## SOURCE MATERIAL

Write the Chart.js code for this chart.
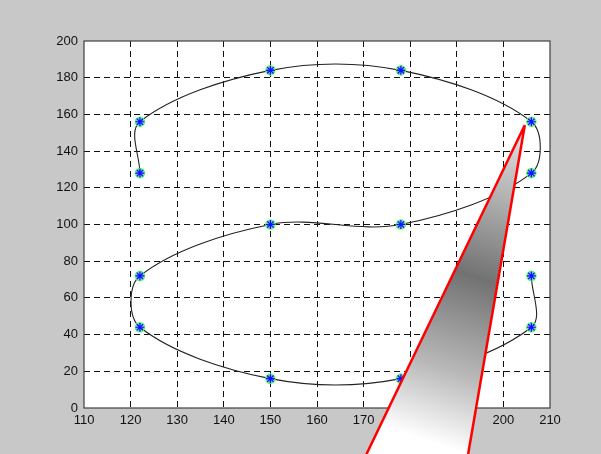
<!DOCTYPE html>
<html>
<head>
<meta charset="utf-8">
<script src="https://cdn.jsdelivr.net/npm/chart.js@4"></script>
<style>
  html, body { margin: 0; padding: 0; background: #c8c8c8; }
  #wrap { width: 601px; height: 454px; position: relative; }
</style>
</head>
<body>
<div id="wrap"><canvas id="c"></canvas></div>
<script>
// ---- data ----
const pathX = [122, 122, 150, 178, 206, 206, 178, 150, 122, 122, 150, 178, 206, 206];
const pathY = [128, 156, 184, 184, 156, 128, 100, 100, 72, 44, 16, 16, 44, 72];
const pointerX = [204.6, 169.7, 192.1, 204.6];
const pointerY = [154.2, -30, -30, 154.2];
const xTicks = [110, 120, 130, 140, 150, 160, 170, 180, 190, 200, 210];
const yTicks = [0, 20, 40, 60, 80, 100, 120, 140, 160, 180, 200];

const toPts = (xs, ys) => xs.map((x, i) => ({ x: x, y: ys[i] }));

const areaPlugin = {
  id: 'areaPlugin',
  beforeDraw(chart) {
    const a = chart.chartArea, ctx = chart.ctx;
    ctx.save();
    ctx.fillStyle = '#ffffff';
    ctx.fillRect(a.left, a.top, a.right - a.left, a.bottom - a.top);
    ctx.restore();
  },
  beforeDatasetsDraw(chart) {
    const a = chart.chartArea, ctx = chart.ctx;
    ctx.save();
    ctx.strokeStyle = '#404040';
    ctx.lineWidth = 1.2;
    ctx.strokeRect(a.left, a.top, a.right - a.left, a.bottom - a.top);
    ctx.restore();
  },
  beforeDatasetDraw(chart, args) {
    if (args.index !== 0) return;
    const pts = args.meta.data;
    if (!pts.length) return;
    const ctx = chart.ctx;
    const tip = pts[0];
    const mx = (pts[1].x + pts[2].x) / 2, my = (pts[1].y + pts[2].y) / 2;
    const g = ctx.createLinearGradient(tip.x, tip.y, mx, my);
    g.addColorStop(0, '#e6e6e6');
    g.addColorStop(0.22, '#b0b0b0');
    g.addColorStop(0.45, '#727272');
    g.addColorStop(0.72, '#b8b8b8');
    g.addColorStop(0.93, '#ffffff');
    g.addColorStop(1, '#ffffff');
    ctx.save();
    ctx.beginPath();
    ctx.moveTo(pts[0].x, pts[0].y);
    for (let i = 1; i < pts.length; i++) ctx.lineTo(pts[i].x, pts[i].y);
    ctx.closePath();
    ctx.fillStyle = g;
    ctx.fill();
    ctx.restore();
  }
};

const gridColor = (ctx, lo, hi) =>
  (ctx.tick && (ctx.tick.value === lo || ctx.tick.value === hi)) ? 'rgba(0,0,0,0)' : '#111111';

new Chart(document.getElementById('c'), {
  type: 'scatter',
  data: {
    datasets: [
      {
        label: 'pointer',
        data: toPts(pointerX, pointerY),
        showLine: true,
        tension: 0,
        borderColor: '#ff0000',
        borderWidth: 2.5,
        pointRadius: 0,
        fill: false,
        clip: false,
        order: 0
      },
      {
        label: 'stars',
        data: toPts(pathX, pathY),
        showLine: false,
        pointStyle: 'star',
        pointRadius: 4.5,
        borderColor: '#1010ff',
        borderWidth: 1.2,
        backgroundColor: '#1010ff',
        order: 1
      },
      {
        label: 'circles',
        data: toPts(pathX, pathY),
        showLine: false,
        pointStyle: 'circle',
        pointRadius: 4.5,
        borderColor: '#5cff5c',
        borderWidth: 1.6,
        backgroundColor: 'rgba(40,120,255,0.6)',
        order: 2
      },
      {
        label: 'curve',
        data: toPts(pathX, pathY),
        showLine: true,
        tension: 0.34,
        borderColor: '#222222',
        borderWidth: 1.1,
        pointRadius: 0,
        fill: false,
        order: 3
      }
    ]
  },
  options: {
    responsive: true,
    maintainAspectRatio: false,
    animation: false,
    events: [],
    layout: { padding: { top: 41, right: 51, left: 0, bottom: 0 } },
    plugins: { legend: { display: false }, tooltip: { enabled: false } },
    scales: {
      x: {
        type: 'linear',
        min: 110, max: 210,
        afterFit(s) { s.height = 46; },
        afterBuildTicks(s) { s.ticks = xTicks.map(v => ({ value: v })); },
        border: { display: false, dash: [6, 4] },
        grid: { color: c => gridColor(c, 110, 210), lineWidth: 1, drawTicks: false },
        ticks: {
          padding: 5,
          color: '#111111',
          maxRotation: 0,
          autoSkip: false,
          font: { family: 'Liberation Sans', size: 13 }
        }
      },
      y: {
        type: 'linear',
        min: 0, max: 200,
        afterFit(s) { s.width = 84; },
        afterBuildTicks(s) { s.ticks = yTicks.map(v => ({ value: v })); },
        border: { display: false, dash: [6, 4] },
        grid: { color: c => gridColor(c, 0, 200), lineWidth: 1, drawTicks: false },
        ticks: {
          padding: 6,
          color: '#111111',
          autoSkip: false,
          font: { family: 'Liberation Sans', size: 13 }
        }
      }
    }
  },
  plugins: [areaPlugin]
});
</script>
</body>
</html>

## TASK STATEMENT
Pictures excluded, repeat exactly the lines from the top of the material through the line with "const toPts = (xs, ys)", including both of those lines.

## EXERCISE RESULT
Write the Chart.js code for this chart.
<!DOCTYPE html>
<html>
<head>
<meta charset="utf-8">
<script src="https://cdn.jsdelivr.net/npm/chart.js@4"></script>
<style>
  html, body { margin: 0; padding: 0; background: #c8c8c8; }
  #wrap { width: 601px; height: 454px; position: relative; }
</style>
</head>
<body>
<div id="wrap"><canvas id="c"></canvas></div>
<script>
// ---- data ----
const pathX = [122, 122, 150, 178, 206, 206, 178, 150, 122, 122, 150, 178, 206, 206];
const pathY = [128, 156, 184, 184, 156, 128, 100, 100, 72, 44, 16, 16, 44, 72];
const pointerX = [204.6, 169.7, 192.1, 204.6];
const pointerY = [154.2, -30, -30, 154.2];
const xTicks = [110, 120, 130, 140, 150, 160, 170, 180, 190, 200, 210];
const yTicks = [0, 20, 40, 60, 80, 100, 120, 140, 160, 180, 200];

const toPts = (xs, ys) => xs.map((x, i) => ({ x: x, y: ys[i] }));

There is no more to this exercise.